▶ _What needs to be done_
Give again, exactly as written, the lines of the records below from the line with "Reproduce this chart with D3.js." to the line with "const grid = svg.append('g');". Both end lines count; pictures do not.
+ + + + +
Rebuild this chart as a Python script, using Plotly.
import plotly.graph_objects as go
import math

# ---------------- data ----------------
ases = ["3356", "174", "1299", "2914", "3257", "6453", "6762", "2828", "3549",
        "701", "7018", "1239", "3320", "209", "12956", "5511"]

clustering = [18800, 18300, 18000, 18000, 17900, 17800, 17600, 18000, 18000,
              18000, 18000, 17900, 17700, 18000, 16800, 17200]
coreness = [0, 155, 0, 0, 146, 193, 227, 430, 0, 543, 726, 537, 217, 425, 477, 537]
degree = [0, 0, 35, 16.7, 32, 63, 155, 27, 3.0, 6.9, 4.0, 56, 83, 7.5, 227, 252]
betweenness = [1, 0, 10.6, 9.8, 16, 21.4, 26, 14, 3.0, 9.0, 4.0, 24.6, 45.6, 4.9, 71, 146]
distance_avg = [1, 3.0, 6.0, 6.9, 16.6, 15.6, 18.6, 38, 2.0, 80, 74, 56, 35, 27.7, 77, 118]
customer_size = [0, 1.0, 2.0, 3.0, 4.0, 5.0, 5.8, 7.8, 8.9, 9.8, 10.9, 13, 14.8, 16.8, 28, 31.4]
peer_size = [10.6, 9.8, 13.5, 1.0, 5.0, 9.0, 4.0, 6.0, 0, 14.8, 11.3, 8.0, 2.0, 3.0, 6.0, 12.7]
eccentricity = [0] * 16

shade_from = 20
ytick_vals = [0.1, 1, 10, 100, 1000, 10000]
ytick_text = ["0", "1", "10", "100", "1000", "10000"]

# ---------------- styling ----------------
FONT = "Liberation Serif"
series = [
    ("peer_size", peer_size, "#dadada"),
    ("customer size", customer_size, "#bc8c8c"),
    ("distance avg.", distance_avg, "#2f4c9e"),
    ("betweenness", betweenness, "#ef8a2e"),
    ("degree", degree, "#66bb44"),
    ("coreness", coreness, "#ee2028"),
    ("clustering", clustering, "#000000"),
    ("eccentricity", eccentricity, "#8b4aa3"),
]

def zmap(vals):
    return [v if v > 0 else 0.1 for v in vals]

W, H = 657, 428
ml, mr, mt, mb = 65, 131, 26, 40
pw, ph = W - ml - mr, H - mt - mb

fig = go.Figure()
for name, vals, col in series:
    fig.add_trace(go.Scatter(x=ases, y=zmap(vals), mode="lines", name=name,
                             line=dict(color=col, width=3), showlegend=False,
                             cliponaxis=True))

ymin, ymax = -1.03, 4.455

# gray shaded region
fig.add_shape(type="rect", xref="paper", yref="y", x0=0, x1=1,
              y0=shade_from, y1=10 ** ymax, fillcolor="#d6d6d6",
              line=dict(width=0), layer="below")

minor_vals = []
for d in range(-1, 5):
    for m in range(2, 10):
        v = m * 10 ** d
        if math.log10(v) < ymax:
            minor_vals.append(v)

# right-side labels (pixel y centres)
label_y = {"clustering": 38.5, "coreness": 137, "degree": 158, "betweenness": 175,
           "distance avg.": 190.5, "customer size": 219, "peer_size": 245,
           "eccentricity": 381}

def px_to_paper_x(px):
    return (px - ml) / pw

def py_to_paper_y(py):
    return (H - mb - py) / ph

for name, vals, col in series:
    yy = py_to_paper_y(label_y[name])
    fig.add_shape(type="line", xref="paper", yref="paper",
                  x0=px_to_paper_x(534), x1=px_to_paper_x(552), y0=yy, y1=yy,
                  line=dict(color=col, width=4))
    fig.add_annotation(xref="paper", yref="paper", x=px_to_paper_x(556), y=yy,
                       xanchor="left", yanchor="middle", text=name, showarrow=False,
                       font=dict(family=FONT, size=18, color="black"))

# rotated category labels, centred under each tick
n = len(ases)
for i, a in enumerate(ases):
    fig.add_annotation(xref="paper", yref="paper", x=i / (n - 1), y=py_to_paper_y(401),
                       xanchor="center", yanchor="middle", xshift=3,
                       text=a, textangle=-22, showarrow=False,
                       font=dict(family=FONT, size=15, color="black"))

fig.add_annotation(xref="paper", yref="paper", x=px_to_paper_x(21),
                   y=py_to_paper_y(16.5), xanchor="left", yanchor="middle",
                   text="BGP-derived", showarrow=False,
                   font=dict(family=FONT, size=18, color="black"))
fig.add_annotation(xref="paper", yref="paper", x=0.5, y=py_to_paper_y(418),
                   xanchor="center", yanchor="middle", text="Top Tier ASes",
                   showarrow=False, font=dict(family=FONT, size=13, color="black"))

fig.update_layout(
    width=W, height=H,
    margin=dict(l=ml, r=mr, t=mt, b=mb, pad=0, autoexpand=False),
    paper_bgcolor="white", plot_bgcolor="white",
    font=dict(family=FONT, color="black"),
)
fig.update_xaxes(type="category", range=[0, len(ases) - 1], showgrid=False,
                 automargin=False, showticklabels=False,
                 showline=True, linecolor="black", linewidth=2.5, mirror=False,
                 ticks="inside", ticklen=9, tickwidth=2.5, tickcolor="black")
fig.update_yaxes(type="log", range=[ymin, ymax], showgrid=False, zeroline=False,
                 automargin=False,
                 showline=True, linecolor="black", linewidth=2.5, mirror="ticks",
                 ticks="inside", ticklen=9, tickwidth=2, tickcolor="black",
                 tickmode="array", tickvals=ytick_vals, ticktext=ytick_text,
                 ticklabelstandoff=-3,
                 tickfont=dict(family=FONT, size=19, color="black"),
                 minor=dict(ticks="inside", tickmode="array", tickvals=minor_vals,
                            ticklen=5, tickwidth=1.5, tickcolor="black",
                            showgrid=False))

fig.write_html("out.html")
+ + + + +
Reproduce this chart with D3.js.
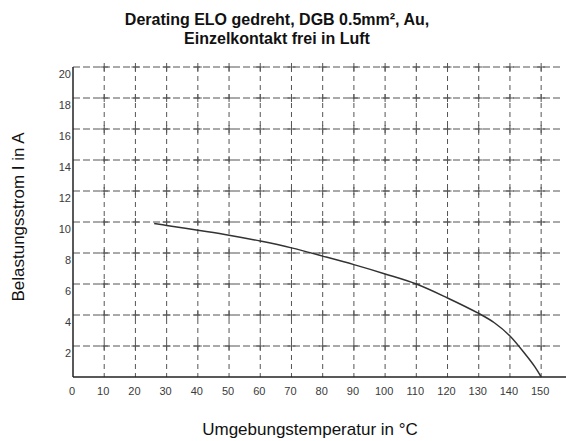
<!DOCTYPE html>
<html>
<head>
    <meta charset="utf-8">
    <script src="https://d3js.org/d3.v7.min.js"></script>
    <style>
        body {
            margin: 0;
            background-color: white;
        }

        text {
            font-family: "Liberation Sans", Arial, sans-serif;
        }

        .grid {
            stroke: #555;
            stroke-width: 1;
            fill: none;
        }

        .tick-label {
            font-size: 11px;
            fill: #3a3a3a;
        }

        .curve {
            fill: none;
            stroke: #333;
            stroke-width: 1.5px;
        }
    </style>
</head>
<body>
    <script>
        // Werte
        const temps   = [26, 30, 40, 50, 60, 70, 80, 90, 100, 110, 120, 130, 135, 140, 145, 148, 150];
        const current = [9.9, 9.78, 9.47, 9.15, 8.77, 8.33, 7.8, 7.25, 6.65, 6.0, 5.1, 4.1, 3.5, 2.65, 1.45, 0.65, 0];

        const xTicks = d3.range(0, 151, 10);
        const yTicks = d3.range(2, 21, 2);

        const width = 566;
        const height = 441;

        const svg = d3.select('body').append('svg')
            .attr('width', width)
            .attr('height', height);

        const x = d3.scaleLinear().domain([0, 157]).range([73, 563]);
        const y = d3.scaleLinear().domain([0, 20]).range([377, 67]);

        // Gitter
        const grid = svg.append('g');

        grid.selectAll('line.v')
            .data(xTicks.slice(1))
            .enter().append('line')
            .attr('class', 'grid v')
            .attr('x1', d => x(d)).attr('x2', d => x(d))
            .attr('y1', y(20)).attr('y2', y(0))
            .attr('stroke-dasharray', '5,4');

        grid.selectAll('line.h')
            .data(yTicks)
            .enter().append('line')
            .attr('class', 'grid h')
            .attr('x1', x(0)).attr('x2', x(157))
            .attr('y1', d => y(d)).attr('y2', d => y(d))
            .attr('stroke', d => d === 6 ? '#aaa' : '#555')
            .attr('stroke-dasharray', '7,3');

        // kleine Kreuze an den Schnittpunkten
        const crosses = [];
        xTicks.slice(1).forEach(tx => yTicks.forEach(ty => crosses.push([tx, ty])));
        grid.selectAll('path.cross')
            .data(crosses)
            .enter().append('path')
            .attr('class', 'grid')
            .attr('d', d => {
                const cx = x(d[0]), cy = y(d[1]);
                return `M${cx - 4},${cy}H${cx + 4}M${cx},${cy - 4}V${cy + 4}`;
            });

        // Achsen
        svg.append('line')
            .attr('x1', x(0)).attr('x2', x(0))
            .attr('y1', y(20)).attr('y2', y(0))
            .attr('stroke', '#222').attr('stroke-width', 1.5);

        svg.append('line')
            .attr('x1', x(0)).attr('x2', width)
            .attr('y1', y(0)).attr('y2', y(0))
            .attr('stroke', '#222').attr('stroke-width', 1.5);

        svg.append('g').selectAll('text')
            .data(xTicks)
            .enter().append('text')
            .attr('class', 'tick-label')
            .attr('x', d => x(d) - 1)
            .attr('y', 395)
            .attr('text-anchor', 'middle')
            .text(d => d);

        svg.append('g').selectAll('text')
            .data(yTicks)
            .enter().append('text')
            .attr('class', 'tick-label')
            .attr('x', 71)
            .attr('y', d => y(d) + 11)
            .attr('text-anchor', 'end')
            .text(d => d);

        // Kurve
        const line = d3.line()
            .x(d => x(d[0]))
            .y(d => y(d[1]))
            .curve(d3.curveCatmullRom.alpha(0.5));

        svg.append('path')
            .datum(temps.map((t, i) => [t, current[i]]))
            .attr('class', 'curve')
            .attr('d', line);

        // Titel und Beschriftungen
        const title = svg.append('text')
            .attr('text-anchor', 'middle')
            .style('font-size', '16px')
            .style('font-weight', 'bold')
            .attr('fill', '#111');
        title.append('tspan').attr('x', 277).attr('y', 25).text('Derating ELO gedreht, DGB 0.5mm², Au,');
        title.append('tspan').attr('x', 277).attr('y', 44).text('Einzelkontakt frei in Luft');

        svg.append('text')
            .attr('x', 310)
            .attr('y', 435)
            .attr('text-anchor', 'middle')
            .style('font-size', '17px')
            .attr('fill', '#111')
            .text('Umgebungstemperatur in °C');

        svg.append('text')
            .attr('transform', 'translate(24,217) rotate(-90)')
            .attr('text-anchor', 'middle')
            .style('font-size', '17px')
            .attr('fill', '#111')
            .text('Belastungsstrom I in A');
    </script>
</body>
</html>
+ + + + +
▶ _Finished task_
Reproduce this chart with D3.js.
<!DOCTYPE html>
<html>
<head>
    <meta charset="utf-8">
    <script src="https://d3js.org/d3.v7.min.js"></script>
    <style>
        body {
            margin: 0;
            background-color: white;
        }

        text {
            font-family: "Liberation Sans", Arial, sans-serif;
        }

        .grid {
            stroke: #555;
            stroke-width: 1;
            fill: none;
        }

        .tick-label {
            font-size: 11px;
            fill: #3a3a3a;
        }

        .curve {
            fill: none;
            stroke: #333;
            stroke-width: 1.5px;
        }
    </style>
</head>
<body>
    <script>
        // Werte
        const temps   = [26, 30, 40, 50, 60, 70, 80, 90, 100, 110, 120, 130, 135, 140, 145, 148, 150];
        const current = [9.9, 9.78, 9.47, 9.15, 8.77, 8.33, 7.8, 7.25, 6.65, 6.0, 5.1, 4.1, 3.5, 2.65, 1.45, 0.65, 0];

        const xTicks = d3.range(0, 151, 10);
        const yTicks = d3.range(2, 21, 2);

        const width = 566;
        const height = 441;

        const svg = d3.select('body').append('svg')
            .attr('width', width)
            .attr('height', height);

        const x = d3.scaleLinear().domain([0, 157]).range([73, 563]);
        const y = d3.scaleLinear().domain([0, 20]).range([377, 67]);

        // Gitter
        const grid = svg.append('g');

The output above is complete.